● YOUR GOAL:
Without pictures, output exactly the lines running from the line containing "Output the standalone" to the end of the listing below.

● EXTRACTED MATERIAL:

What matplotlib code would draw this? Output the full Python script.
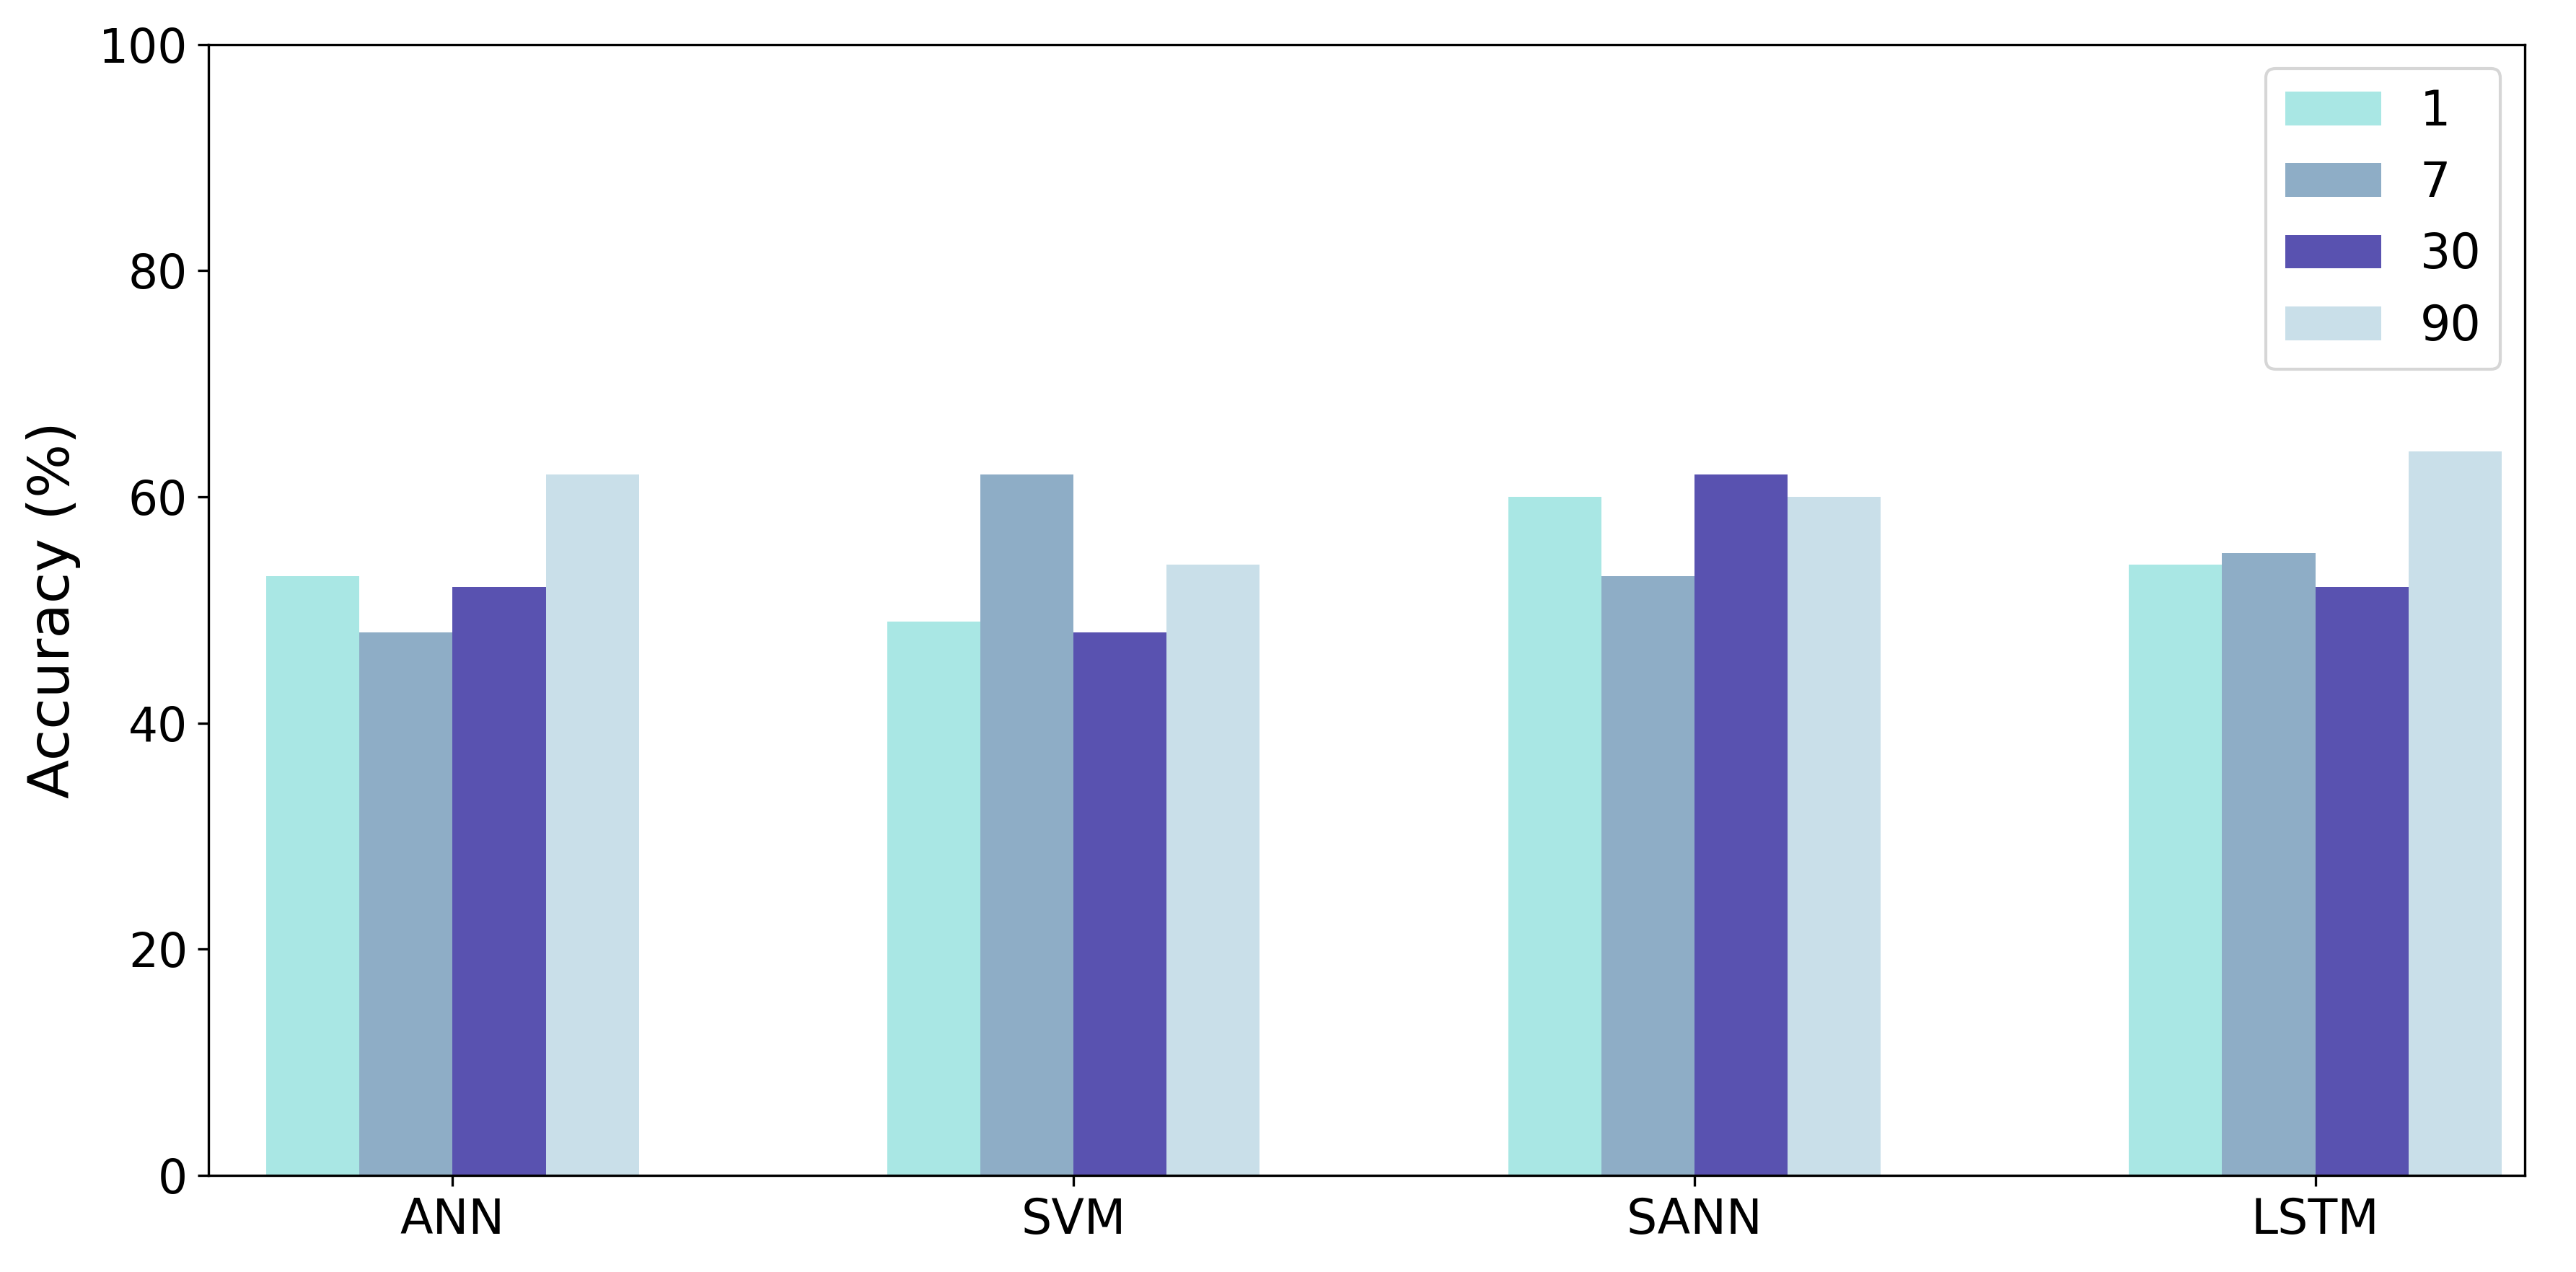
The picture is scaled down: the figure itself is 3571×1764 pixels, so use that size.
import numpy as np
import matplotlib
matplotlib.use("Agg")
import matplotlib.pyplot as plt

models = ["ANN", "SVM", "SANN", "LSTM"]
horizons = ["1", "7", "30", "90"]

acc_1 = [53, 49, 60, 54]
acc_7 = [48, 62, 53, 55]
acc_30 = [52, 48, 62, 52]
acc_90 = [62, 54, 60, 64]

colors = ["#a9e7e4", "#8eadc6", "#5952b0", "#c9dfe9"]

fig = plt.figure(figsize=(3571 / 300, 1764 / 300), dpi=300)
ax = fig.add_axes([0.081, 0.076, 0.899, 0.889])

x = np.arange(len(models))
width = 0.15
series = [acc_1, acc_7, acc_30, acc_90]
for i, vals in enumerate(series):
    ax.bar(x + (i - 1.5) * width, vals, width, color=colors[i], label=horizons[i])

ax.set_xticks(x)
ax.set_xticklabels(models, fontsize=16)
ax.tick_params(axis="y", labelsize=15.5)
ax.set_ylim(0, 100)
ax.set_xlim(-0.393, 3.337)
ax.set_ylabel("Accuracy (%)", fontsize=19, labelpad=6)

ax.legend(loc="upper right", fontsize=16)

fig.savefig("out.png", dpi=300)
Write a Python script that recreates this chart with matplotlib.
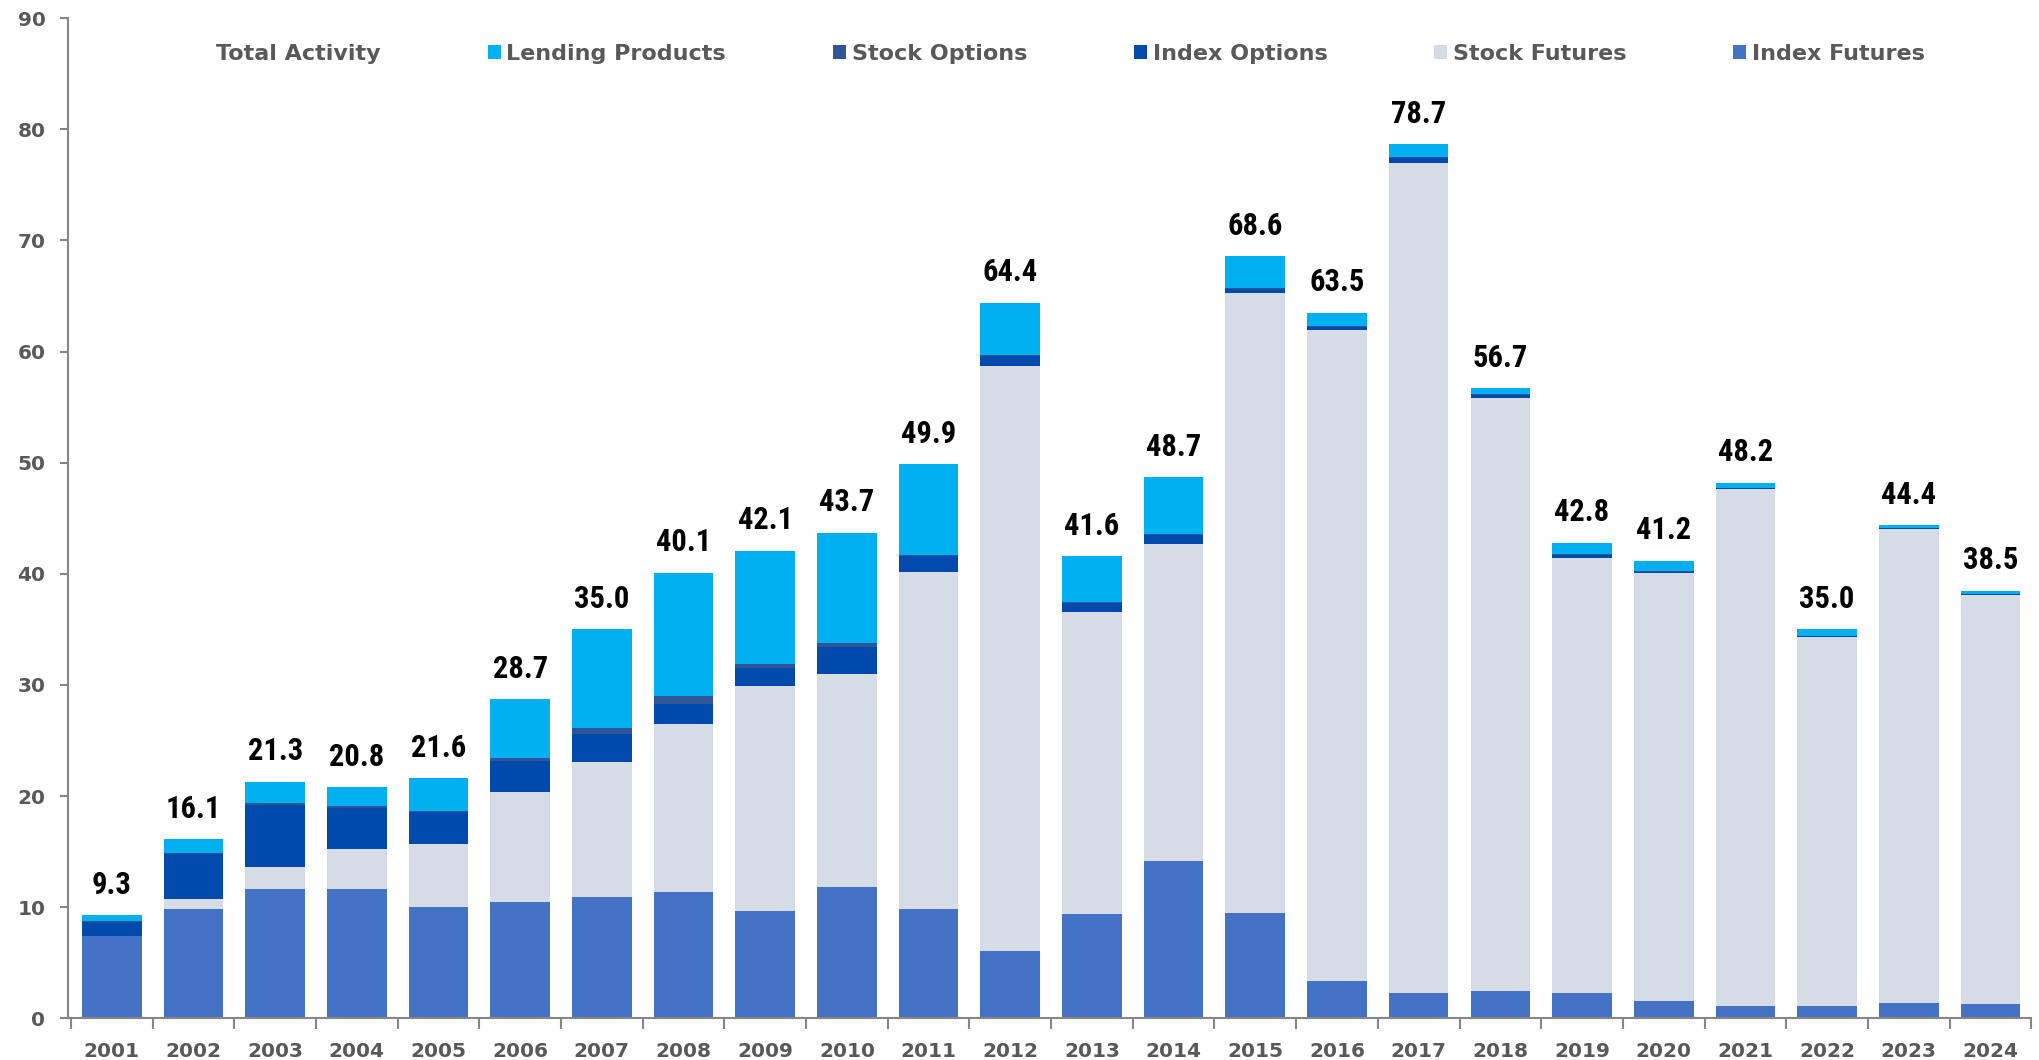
import numpy as np
import matplotlib
matplotlib.use("Agg")
from matplotlib import pyplot as plt
from matplotlib.patches import Patch
from matplotlib import font_manager

years = [str(y) for y in range(2001, 2025)]

index_futures = [7.4, 9.8, 11.6, 11.6, 10.0, 10.5, 10.9, 11.4, 9.7, 11.8, 9.8, 6.1,
                 9.4, 14.2, 9.5, 3.4, 2.3, 2.5, 2.3, 1.6, 1.1, 1.1, 1.4, 1.3]
stock_futures = [0.0, 0.9, 2.0, 3.6, 5.7, 9.9, 12.2, 15.1, 20.2, 19.2, 30.4, 52.6,
                 27.2, 28.5, 55.8, 58.5, 74.7, 53.3, 39.1, 38.5, 46.5, 33.2, 42.6, 36.8]
index_options = [1.3, 4.1, 5.6, 3.7, 2.9, 2.8, 2.5, 1.8, 1.6, 2.4, 1.4, 0.9,
                 0.8, 0.8, 0.3, 0.3, 0.4, 0.3, 0.3, 0.1, 0.1, 0.1, 0.1, 0.1]
stock_options = [0.1, 0.1, 0.2, 0.2, 0.1, 0.2, 0.5, 0.7, 0.4, 0.4, 0.1, 0.1,
                 0.1, 0.1, 0.1, 0.1, 0.1, 0.1, 0.1, 0.1, 0.0, 0.0, 0.0, 0.0]
lending_products = [0.5, 1.2, 1.9, 1.7, 2.9, 5.3, 8.9, 11.1, 10.2, 9.9, 8.2, 4.7,
                    4.1, 5.1, 2.9, 1.2, 1.2, 0.5, 1.0, 0.9, 0.5, 0.6, 0.3, 0.3]
total_activity = [9.3, 16.1, 21.3, 20.8, 21.6, 28.7, 35.0, 40.1, 42.1, 43.7, 49.9, 64.4,
                  41.6, 48.7, 68.6, 63.5, 78.7, 56.7, 42.8, 41.2, 48.2, 35.0, 44.4, 38.5]

series = [
    ("Index Futures", index_futures, "#4472C4"),
    ("Stock Futures", stock_futures, "#D6DCE5"),
    ("Index Options", index_options, "#004AAD"),
    ("Stock Options", stock_options, "#2F5597"),
    ("Lending Products", lending_products, "#00B0F0"),
]

# pick a narrow font for the totals if one is installed
installed = {f.name for f in font_manager.fontManager.ttflist}
label_font, label_size = "DejaVu Sans", 17
for name, size in [("Liberation Sans Narrow", 23), ("DejaVu Sans Condensed", 20),
                   ("Roboto Condensed", 22), ("Liberation Sans", 20)]:
    if name in installed:
        label_font, label_size = name, size
        break

grey = "#595959"
fig = plt.figure(figsize=(20.39, 10.60), dpi=100)
ax = fig.add_axes([0.0332, 0.0393, 0.963, 0.9435])

x = np.arange(len(years))
bottom = np.zeros(len(years))
for name, vals, col in series:
    ax.bar(x, vals, width=0.73, bottom=bottom, color=col, label=name, linewidth=0)
    bottom += np.array(vals)

# total labels
for xi, t in zip(x, total_activity):
    ax.annotate(f"{t:.1f}", (xi, t), xytext=(0, 11), textcoords="offset points",
                ha="center", va="bottom", fontsize=label_size, fontweight="bold",
                family=label_font, color="black")

ax.set_xlim(-0.54, 23.45)
ax.set_ylim(0, 90)
ax.set_yticks(range(0, 91, 10))
ax.set_xticks(x)
ax.set_xticklabels(years)
ax.set_xticks(np.arange(-0.5, 24, 1), minor=True)

for s in ["top", "right"]:
    ax.spines[s].set_visible(False)
for s in ["left", "bottom"]:
    ax.spines[s].set_color("#868686")
    ax.spines[s].set_linewidth(1.5)

ax.tick_params(axis="y", length=6, width=1.5, color="#868686", pad=10,
               labelsize=14.5, labelcolor=grey)
ax.tick_params(axis="x", which="major", length=0, pad=17, labelsize=14.5, labelcolor=grey)
ax.tick_params(axis="x", which="minor", length=8, width=1.5, color="#868686")
for lab in ax.get_xticklabels() + ax.get_yticklabels():
    lab.set_fontweight("bold")

# legend (Total Activity has no swatch)
handles = [Patch(facecolor="none", edgecolor="none", label="Total Activity"),
           Patch(facecolor="#00B0F0", label="Lending Products"),
           Patch(facecolor="#2F5597", label="Stock Options"),
           Patch(facecolor="#004AAD", label="Index Options"),
           Patch(facecolor="#D6DCE5", label="Stock Futures"),
           Patch(facecolor="#4472C4", label="Index Futures")]
leg = fig.legend(handles=handles, loc="center left", bbox_to_anchor=(0.0968, 0.949),
                 ncol=6, frameon=False, borderpad=0, borderaxespad=0,
                 handlelength=0.6, handleheight=0.6, handletextpad=0.25,
                 columnspacing=4.8, prop={"size": 16, "weight": "bold"})
for t in leg.get_texts():
    t.set_color(grey)

plt.savefig("out.png", dpi=100)
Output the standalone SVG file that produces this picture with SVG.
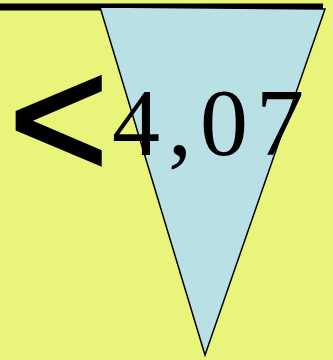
<svg xmlns="http://www.w3.org/2000/svg" width="333" height="360" viewBox="0 0 333 360">
<style>
.sans{font-family:"Liberation Sans",Arial,sans-serif;fill:#000}
.serif{font-family:"Liberation Serif","Times New Roman",serif;fill:#000}
</style>
<rect x="0" y="0" width="333" height="360" fill="#E8F47A"/>
<g id="bar">
<line x1="0" y1="7" x2="323" y2="7" stroke="#000" stroke-width="7"/>
</g>
<g id="triangle">
<polygon points="100,7 325,9 205,355" fill="#B9E0E4" stroke="#000" stroke-width="1.5" stroke-linejoin="miter"/>
</g>
<g id="labels">
<text class="sans" x="9" y="177" font-size="170" stroke="#000" stroke-width="3.5">&lt;</text>
<text class="serif" x="112" y="155" font-size="96" letter-spacing="8">4,07</text>
</g>
</svg>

● PROBLEM SOLUTION:
Output the standalone SVG file that produces this picture with SVG.
<svg xmlns="http://www.w3.org/2000/svg" width="333" height="360" viewBox="0 0 333 360">
<style>
.sans{font-family:"Liberation Sans",Arial,sans-serif;fill:#000}
.serif{font-family:"Liberation Serif","Times New Roman",serif;fill:#000}
</style>
<rect x="0" y="0" width="333" height="360" fill="#E8F47A"/>
<g id="bar">
<line x1="0" y1="7" x2="323" y2="7" stroke="#000" stroke-width="7"/>
</g>
<g id="triangle">
<polygon points="100,7 325,9 205,355" fill="#B9E0E4" stroke="#000" stroke-width="1.5" stroke-linejoin="miter"/>
</g>
<g id="labels">
<text class="sans" x="9" y="177" font-size="170" stroke="#000" stroke-width="3.5">&lt;</text>
<text class="serif" x="112" y="155" font-size="96" letter-spacing="8">4,07</text>
</g>
</svg>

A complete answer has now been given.